→ **Data provided**
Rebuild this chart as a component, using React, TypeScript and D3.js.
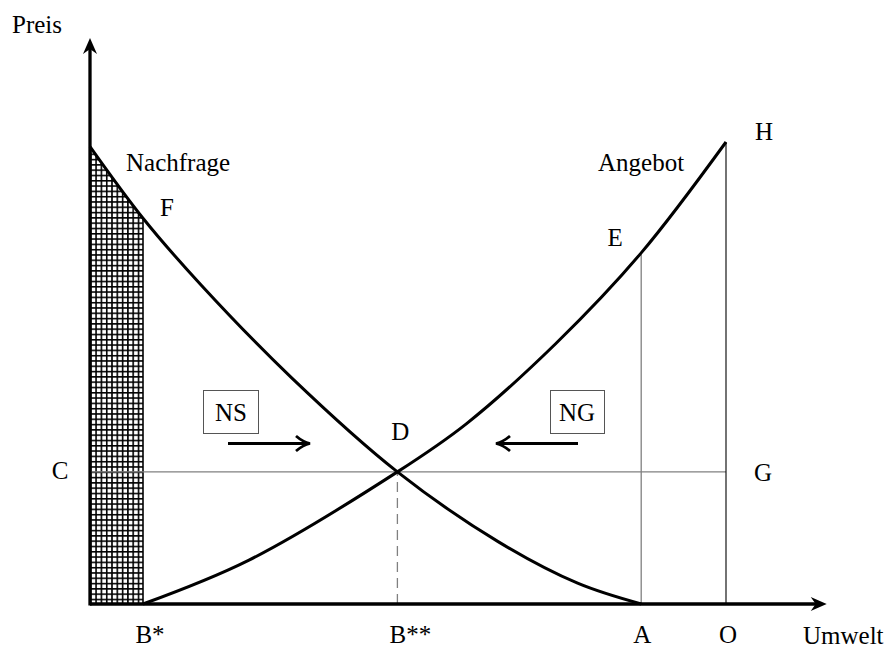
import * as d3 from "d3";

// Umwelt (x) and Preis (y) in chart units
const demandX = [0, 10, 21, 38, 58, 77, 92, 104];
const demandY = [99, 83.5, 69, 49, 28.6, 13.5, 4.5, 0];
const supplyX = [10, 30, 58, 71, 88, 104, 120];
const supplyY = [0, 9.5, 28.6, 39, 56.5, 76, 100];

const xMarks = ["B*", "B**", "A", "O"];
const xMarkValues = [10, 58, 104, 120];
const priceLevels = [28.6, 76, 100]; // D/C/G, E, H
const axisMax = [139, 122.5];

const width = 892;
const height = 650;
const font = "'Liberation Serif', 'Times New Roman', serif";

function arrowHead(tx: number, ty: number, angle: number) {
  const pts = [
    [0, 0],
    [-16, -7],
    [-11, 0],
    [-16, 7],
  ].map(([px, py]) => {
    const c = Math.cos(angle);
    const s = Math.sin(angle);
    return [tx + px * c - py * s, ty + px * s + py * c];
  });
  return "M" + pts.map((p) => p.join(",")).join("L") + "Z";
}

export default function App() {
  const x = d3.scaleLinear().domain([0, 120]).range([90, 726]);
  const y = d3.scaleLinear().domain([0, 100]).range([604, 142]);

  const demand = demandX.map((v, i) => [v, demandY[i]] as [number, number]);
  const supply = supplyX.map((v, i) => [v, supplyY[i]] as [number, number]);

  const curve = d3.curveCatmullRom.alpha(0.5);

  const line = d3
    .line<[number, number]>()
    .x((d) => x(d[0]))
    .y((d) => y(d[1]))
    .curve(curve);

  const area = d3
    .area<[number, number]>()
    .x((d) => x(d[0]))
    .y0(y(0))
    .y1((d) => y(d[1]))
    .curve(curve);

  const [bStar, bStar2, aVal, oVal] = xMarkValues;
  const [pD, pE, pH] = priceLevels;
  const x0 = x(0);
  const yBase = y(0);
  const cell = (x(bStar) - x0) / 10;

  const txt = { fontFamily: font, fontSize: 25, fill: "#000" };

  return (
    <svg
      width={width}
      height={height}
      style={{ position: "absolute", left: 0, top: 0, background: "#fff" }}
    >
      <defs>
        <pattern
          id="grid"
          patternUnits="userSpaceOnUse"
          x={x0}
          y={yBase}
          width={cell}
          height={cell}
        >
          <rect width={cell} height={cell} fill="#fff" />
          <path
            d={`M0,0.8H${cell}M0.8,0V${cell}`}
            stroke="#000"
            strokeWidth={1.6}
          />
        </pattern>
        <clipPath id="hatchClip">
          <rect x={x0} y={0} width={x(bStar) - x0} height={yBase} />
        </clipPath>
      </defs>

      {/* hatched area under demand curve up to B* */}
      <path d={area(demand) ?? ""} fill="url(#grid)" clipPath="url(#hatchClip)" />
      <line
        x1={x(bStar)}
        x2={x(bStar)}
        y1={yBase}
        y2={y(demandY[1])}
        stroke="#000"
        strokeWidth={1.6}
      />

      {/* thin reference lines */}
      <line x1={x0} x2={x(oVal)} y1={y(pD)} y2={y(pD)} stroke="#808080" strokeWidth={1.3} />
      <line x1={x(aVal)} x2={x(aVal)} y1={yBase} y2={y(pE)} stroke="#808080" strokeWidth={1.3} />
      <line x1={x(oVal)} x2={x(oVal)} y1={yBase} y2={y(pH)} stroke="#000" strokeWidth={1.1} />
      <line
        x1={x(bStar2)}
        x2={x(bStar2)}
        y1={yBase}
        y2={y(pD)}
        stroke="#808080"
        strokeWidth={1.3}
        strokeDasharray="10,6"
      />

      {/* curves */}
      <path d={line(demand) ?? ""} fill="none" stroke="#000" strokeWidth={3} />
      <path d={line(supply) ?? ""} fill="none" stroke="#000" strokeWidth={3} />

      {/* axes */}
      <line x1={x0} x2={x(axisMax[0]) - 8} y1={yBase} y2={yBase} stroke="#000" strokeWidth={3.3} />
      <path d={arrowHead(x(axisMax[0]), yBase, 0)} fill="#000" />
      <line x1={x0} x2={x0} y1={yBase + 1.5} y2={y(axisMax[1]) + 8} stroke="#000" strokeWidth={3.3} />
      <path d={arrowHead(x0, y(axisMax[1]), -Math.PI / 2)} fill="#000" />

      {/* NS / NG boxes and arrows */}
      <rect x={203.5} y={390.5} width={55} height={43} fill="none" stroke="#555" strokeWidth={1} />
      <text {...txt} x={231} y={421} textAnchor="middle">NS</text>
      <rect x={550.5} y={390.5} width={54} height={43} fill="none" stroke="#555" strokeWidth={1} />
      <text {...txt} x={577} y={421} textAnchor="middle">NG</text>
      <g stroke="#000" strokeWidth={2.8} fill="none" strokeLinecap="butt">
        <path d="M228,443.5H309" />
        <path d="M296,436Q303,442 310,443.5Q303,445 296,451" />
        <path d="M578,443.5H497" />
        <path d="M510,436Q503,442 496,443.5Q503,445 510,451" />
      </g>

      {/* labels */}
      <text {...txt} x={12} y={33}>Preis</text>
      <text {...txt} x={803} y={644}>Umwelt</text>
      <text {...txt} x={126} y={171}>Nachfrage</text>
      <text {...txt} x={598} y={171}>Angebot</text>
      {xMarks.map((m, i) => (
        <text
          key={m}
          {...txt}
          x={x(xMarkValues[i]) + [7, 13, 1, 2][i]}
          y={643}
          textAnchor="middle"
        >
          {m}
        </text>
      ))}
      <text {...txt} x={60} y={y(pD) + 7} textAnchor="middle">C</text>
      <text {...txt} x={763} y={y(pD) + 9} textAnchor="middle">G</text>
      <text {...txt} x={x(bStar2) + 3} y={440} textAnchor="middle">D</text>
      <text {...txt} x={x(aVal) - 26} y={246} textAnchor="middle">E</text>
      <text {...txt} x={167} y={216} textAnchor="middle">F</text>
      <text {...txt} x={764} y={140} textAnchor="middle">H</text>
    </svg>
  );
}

→ **Task**
Write out nothing but the lines from the start of the data through the line with "const axisMax = [139, 122.5];". Leave out the pictures.

→ **Problem solution**
Rebuild this chart as a component, using React, TypeScript and D3.js.
import * as d3 from "d3";

// Umwelt (x) and Preis (y) in chart units
const demandX = [0, 10, 21, 38, 58, 77, 92, 104];
const demandY = [99, 83.5, 69, 49, 28.6, 13.5, 4.5, 0];
const supplyX = [10, 30, 58, 71, 88, 104, 120];
const supplyY = [0, 9.5, 28.6, 39, 56.5, 76, 100];

const xMarks = ["B*", "B**", "A", "O"];
const xMarkValues = [10, 58, 104, 120];
const priceLevels = [28.6, 76, 100]; // D/C/G, E, H
const axisMax = [139, 122.5];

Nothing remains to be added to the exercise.